Quebec increases aid for flood victims

Preliminary estimates suggest damages will cost $350 million

MONTREAL — The amount of financial assistance available for people dealing specifically with the aftermath of heavy flooding this year has been topped up, the Quebec government announced Wednesday.

Premier Philippe Couillard told a news conference the province’s preliminary estimates suggest damages will cost $350 million.

Thousands of Quebecers will likely be seeking help after record April rainfall caused extensive flooding across the province, ruining homes and businesses.

Among the new rules, the maximum amount paid out for the replacement of a home destroyed by floods is being increased to $200,000 from $160,000, with the possibility of an extra $50,000 for the land.

That $200,000 cap will also apply to repairs, while the percentage of amounts covered is being increased to 90 per cent from 80 per cent.

The money being doled out for other material losses is being increased and the province says owners of rental properties are also eligible.

The new measures announced Wednesday apply to this spring’s flooding, which the premier qualified as exceptional.

While the maximum amounts aren’t likely to cover the cost of rebuilding a home, Couillard said there has to be a limit.

“There is no program anywhere without a ceiling, you have to control expenses at some point,” he said. “It’s not an insignificant amount (as much as $250,000), I realize that in certain very expensive homes, it’s not going to cover everything, but if you look at the income of Quebecers … it will cover a significant share of the population.”

Public Security Minister Martin Coiteux said the compensation program as a whole is also being revised.

Meanwhile, Coiteux and other ministers will look at planning for the future — in particular new development projects in areas deemed to be flood risks.

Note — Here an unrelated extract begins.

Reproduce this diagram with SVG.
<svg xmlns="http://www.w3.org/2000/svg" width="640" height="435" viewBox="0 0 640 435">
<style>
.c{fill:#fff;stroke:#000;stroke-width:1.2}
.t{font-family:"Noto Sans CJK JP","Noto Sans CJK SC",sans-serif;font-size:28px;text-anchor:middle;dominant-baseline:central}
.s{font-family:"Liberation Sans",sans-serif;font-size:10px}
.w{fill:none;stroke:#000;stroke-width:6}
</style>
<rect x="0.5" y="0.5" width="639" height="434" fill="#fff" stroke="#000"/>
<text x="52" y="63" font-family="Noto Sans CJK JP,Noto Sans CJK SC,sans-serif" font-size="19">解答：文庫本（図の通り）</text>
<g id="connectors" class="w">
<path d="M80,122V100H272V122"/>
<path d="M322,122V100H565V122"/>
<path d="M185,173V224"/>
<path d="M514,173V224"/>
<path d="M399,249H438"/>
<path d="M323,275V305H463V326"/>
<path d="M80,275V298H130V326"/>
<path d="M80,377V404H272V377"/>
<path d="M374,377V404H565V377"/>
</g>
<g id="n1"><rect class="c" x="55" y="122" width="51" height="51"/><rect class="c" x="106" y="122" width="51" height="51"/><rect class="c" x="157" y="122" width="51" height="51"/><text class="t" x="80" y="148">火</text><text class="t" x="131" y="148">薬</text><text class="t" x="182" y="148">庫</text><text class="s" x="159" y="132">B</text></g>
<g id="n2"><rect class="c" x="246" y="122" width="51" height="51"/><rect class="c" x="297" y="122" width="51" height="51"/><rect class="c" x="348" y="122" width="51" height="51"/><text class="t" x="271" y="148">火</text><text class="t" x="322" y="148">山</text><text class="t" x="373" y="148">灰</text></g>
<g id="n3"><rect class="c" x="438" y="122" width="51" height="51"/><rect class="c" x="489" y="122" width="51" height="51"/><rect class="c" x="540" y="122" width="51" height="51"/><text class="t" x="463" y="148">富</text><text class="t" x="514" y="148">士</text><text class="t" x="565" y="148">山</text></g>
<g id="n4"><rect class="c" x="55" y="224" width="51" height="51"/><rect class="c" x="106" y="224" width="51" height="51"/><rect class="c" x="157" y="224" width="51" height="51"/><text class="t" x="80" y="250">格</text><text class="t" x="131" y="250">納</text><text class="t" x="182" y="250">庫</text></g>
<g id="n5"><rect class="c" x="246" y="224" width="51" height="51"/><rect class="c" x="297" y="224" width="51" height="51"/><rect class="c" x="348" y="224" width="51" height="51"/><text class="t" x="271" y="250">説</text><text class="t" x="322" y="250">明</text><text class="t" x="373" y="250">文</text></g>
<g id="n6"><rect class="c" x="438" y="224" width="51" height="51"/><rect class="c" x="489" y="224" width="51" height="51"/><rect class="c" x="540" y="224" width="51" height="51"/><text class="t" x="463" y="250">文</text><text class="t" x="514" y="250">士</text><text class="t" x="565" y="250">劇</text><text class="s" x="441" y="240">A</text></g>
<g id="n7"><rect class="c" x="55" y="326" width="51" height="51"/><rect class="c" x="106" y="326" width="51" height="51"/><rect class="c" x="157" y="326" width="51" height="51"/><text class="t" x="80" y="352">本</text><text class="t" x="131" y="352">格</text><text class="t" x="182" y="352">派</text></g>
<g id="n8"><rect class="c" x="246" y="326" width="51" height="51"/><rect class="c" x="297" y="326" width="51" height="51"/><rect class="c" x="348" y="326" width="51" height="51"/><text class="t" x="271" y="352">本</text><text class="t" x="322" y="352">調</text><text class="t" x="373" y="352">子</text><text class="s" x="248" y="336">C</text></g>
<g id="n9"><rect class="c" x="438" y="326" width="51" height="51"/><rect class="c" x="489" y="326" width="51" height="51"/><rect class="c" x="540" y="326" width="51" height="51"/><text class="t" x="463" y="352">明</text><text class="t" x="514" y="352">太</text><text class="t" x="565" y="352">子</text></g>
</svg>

But the premier said forcing people from their homes is out of the question. If homeowners want to move, it will be their choice but they will be allowed to rebuild as long as municipal zoning laws permit, he added.

“I’m respectful of people — I visited Pointe-Gatineau (a district in western Quebec), it’s low-to-middle-income people there and some of them have been living there for three generations,” Couillard said. “I’m not going to tell them: ‘Please pack your things, we’re moving you away.’

“That’s not they way we’re going to behave with citizens.”

Couillard said the province’s improved financial situation will allow the province to shoulder the costs without affecting its balanced budget.

The province said it has paid out $3.6 million so far in financial assistance, with the pace of payouts working out to $450,000 per day.

Civil security officials say just more than 4,000 residences are affected by flooding and about 3,500 people remain evacuated from their homes.